* _GIVEN EXERCISE_:
Output the material exactly, but drop every image it holds.

>> BEGIN SUPPLIED DATA

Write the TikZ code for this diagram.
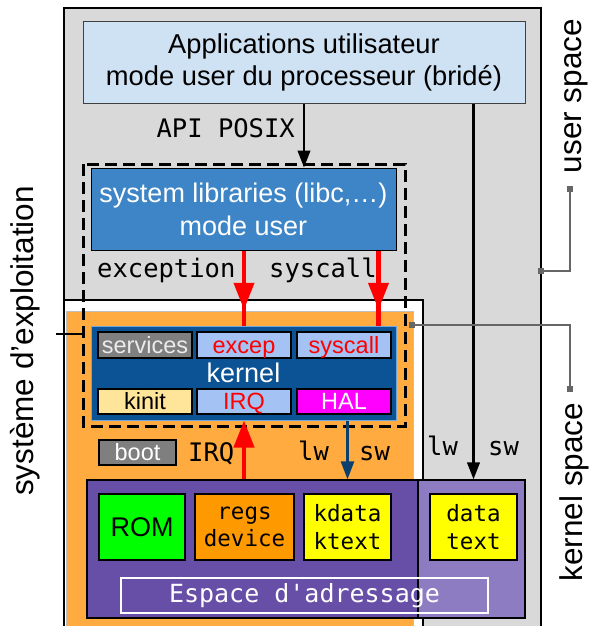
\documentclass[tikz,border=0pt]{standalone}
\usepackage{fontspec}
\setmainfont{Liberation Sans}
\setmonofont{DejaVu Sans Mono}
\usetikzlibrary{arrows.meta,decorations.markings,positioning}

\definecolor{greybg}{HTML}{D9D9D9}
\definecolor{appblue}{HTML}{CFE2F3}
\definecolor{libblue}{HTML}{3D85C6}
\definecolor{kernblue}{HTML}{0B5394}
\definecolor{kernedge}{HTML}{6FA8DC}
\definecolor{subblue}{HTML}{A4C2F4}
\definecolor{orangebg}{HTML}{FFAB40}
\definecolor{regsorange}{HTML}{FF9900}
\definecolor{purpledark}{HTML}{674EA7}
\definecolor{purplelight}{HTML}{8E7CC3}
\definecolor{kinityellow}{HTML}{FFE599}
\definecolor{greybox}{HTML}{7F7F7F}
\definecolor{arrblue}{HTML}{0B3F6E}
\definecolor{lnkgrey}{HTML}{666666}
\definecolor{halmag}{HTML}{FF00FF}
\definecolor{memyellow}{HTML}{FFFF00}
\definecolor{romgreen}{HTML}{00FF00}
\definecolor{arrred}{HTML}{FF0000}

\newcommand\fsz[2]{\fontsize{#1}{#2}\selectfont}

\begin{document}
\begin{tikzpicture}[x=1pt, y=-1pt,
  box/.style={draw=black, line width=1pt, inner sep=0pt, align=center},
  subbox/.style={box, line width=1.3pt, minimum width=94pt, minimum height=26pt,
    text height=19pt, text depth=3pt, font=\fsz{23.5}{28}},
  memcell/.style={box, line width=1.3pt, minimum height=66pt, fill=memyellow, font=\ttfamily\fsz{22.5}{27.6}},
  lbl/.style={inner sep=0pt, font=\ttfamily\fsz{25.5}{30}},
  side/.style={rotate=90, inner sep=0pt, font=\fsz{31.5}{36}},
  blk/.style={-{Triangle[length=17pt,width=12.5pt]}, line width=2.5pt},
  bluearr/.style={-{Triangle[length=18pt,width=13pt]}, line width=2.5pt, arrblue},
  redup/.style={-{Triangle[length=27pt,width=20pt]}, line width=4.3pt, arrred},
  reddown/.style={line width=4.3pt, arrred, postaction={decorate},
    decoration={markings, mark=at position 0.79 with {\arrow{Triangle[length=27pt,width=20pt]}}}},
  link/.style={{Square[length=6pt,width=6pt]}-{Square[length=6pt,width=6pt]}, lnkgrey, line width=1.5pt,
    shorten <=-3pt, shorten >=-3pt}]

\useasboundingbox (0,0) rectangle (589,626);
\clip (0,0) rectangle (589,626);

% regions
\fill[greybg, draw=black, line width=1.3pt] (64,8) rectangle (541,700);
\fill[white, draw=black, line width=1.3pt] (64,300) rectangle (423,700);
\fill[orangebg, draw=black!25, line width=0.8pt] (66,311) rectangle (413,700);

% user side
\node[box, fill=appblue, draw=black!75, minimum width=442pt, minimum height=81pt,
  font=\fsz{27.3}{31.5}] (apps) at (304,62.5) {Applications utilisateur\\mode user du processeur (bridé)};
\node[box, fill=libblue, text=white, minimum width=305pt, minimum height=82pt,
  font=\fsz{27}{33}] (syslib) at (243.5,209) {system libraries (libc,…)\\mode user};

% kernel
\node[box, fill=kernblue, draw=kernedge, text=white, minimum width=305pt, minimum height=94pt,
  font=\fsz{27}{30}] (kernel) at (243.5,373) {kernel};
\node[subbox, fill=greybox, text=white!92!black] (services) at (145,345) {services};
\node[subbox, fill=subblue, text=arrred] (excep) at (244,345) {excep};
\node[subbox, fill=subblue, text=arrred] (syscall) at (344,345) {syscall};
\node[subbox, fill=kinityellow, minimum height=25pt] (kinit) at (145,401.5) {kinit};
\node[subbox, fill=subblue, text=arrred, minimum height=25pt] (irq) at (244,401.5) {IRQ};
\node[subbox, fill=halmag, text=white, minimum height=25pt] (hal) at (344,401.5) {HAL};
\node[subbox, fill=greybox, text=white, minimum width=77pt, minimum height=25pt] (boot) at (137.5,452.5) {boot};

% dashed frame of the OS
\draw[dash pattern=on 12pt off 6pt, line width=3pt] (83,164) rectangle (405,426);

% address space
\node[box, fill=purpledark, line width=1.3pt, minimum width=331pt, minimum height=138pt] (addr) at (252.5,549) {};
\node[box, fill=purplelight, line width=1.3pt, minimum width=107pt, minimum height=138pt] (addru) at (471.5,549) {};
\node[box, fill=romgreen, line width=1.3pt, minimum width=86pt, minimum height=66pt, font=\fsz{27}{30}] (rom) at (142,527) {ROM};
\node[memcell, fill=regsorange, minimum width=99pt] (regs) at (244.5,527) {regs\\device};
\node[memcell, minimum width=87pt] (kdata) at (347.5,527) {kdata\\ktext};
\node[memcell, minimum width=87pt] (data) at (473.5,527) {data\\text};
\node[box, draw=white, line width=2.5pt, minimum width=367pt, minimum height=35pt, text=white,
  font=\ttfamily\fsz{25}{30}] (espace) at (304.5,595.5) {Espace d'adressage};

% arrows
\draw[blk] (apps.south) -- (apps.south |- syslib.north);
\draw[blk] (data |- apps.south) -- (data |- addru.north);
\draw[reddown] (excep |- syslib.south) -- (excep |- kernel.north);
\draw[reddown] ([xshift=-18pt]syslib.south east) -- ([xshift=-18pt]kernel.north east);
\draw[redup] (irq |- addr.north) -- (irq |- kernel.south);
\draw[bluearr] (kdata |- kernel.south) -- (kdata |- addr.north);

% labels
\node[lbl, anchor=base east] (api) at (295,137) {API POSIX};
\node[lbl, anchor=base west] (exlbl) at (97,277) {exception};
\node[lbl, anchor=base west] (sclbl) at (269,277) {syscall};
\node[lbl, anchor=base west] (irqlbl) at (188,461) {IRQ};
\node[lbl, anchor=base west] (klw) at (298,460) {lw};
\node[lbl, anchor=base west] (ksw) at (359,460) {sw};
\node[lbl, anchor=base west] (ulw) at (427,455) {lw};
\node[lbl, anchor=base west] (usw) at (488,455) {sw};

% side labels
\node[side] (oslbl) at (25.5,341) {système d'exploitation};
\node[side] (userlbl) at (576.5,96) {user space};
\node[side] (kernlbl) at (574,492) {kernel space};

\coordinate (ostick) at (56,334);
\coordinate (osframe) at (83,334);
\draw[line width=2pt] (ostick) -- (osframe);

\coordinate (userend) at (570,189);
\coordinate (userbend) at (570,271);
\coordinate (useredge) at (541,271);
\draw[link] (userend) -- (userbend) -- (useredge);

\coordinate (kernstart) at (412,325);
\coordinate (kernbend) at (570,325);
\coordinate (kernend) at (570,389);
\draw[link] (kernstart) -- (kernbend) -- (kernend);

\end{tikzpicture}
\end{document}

>> END SUPPLIED DATA

* _EXERCISE RESULT_:
Write the TikZ code for this diagram.
\documentclass[tikz,border=0pt]{standalone}
\usepackage{fontspec}
\setmainfont{Liberation Sans}
\setmonofont{DejaVu Sans Mono}
\usetikzlibrary{arrows.meta,decorations.markings,positioning}

\definecolor{greybg}{HTML}{D9D9D9}
\definecolor{appblue}{HTML}{CFE2F3}
\definecolor{libblue}{HTML}{3D85C6}
\definecolor{kernblue}{HTML}{0B5394}
\definecolor{kernedge}{HTML}{6FA8DC}
\definecolor{subblue}{HTML}{A4C2F4}
\definecolor{orangebg}{HTML}{FFAB40}
\definecolor{regsorange}{HTML}{FF9900}
\definecolor{purpledark}{HTML}{674EA7}
\definecolor{purplelight}{HTML}{8E7CC3}
\definecolor{kinityellow}{HTML}{FFE599}
\definecolor{greybox}{HTML}{7F7F7F}
\definecolor{arrblue}{HTML}{0B3F6E}
\definecolor{lnkgrey}{HTML}{666666}
\definecolor{halmag}{HTML}{FF00FF}
\definecolor{memyellow}{HTML}{FFFF00}
\definecolor{romgreen}{HTML}{00FF00}
\definecolor{arrred}{HTML}{FF0000}

\newcommand\fsz[2]{\fontsize{#1}{#2}\selectfont}

\begin{document}
\begin{tikzpicture}[x=1pt, y=-1pt,
  box/.style={draw=black, line width=1pt, inner sep=0pt, align=center},
  subbox/.style={box, line width=1.3pt, minimum width=94pt, minimum height=26pt,
    text height=19pt, text depth=3pt, font=\fsz{23.5}{28}},
  memcell/.style={box, line width=1.3pt, minimum height=66pt, fill=memyellow, font=\ttfamily\fsz{22.5}{27.6}},
  lbl/.style={inner sep=0pt, font=\ttfamily\fsz{25.5}{30}},
  side/.style={rotate=90, inner sep=0pt, font=\fsz{31.5}{36}},
  blk/.style={-{Triangle[length=17pt,width=12.5pt]}, line width=2.5pt},
  bluearr/.style={-{Triangle[length=18pt,width=13pt]}, line width=2.5pt, arrblue},
  redup/.style={-{Triangle[length=27pt,width=20pt]}, line width=4.3pt, arrred},
  reddown/.style={line width=4.3pt, arrred, postaction={decorate},
    decoration={markings, mark=at position 0.79 with {\arrow{Triangle[length=27pt,width=20pt]}}}},
  link/.style={{Square[length=6pt,width=6pt]}-{Square[length=6pt,width=6pt]}, lnkgrey, line width=1.5pt,
    shorten <=-3pt, shorten >=-3pt}]

\useasboundingbox (0,0) rectangle (589,626);
\clip (0,0) rectangle (589,626);

% regions
\fill[greybg, draw=black, line width=1.3pt] (64,8) rectangle (541,700);
\fill[white, draw=black, line width=1.3pt] (64,300) rectangle (423,700);
\fill[orangebg, draw=black!25, line width=0.8pt] (66,311) rectangle (413,700);

% user side
\node[box, fill=appblue, draw=black!75, minimum width=442pt, minimum height=81pt,
  font=\fsz{27.3}{31.5}] (apps) at (304,62.5) {Applications utilisateur\\mode user du processeur (bridé)};
\node[box, fill=libblue, text=white, minimum width=305pt, minimum height=82pt,
  font=\fsz{27}{33}] (syslib) at (243.5,209) {system libraries (libc,…)\\mode user};

% kernel
\node[box, fill=kernblue, draw=kernedge, text=white, minimum width=305pt, minimum height=94pt,
  font=\fsz{27}{30}] (kernel) at (243.5,373) {kernel};
\node[subbox, fill=greybox, text=white!92!black] (services) at (145,345) {services};
\node[subbox, fill=subblue, text=arrred] (excep) at (244,345) {excep};
\node[subbox, fill=subblue, text=arrred] (syscall) at (344,345) {syscall};
\node[subbox, fill=kinityellow, minimum height=25pt] (kinit) at (145,401.5) {kinit};
\node[subbox, fill=subblue, text=arrred, minimum height=25pt] (irq) at (244,401.5) {IRQ};
\node[subbox, fill=halmag, text=white, minimum height=25pt] (hal) at (344,401.5) {HAL};
\node[subbox, fill=greybox, text=white, minimum width=77pt, minimum height=25pt] (boot) at (137.5,452.5) {boot};

% dashed frame of the OS
\draw[dash pattern=on 12pt off 6pt, line width=3pt] (83,164) rectangle (405,426);

% address space
\node[box, fill=purpledark, line width=1.3pt, minimum width=331pt, minimum height=138pt] (addr) at (252.5,549) {};
\node[box, fill=purplelight, line width=1.3pt, minimum width=107pt, minimum height=138pt] (addru) at (471.5,549) {};
\node[box, fill=romgreen, line width=1.3pt, minimum width=86pt, minimum height=66pt, font=\fsz{27}{30}] (rom) at (142,527) {ROM};
\node[memcell, fill=regsorange, minimum width=99pt] (regs) at (244.5,527) {regs\\device};
\node[memcell, minimum width=87pt] (kdata) at (347.5,527) {kdata\\ktext};
\node[memcell, minimum width=87pt] (data) at (473.5,527) {data\\text};
\node[box, draw=white, line width=2.5pt, minimum width=367pt, minimum height=35pt, text=white,
  font=\ttfamily\fsz{25}{30}] (espace) at (304.5,595.5) {Espace d'adressage};

% arrows
\draw[blk] (apps.south) -- (apps.south |- syslib.north);
\draw[blk] (data |- apps.south) -- (data |- addru.north);
\draw[reddown] (excep |- syslib.south) -- (excep |- kernel.north);
\draw[reddown] ([xshift=-18pt]syslib.south east) -- ([xshift=-18pt]kernel.north east);
\draw[redup] (irq |- addr.north) -- (irq |- kernel.south);
\draw[bluearr] (kdata |- kernel.south) -- (kdata |- addr.north);

% labels
\node[lbl, anchor=base east] (api) at (295,137) {API POSIX};
\node[lbl, anchor=base west] (exlbl) at (97,277) {exception};
\node[lbl, anchor=base west] (sclbl) at (269,277) {syscall};
\node[lbl, anchor=base west] (irqlbl) at (188,461) {IRQ};
\node[lbl, anchor=base west] (klw) at (298,460) {lw};
\node[lbl, anchor=base west] (ksw) at (359,460) {sw};
\node[lbl, anchor=base west] (ulw) at (427,455) {lw};
\node[lbl, anchor=base west] (usw) at (488,455) {sw};

% side labels
\node[side] (oslbl) at (25.5,341) {système d'exploitation};
\node[side] (userlbl) at (576.5,96) {user space};
\node[side] (kernlbl) at (574,492) {kernel space};

\coordinate (ostick) at (56,334);
\coordinate (osframe) at (83,334);
\draw[line width=2pt] (ostick) -- (osframe);

\coordinate (userend) at (570,189);
\coordinate (userbend) at (570,271);
\coordinate (useredge) at (541,271);
\draw[link] (userend) -- (userbend) -- (useredge);

\coordinate (kernstart) at (412,325);
\coordinate (kernbend) at (570,325);
\coordinate (kernend) at (570,389);
\draw[link] (kernstart) -- (kernbend) -- (kernend);

\end{tikzpicture}
\end{document}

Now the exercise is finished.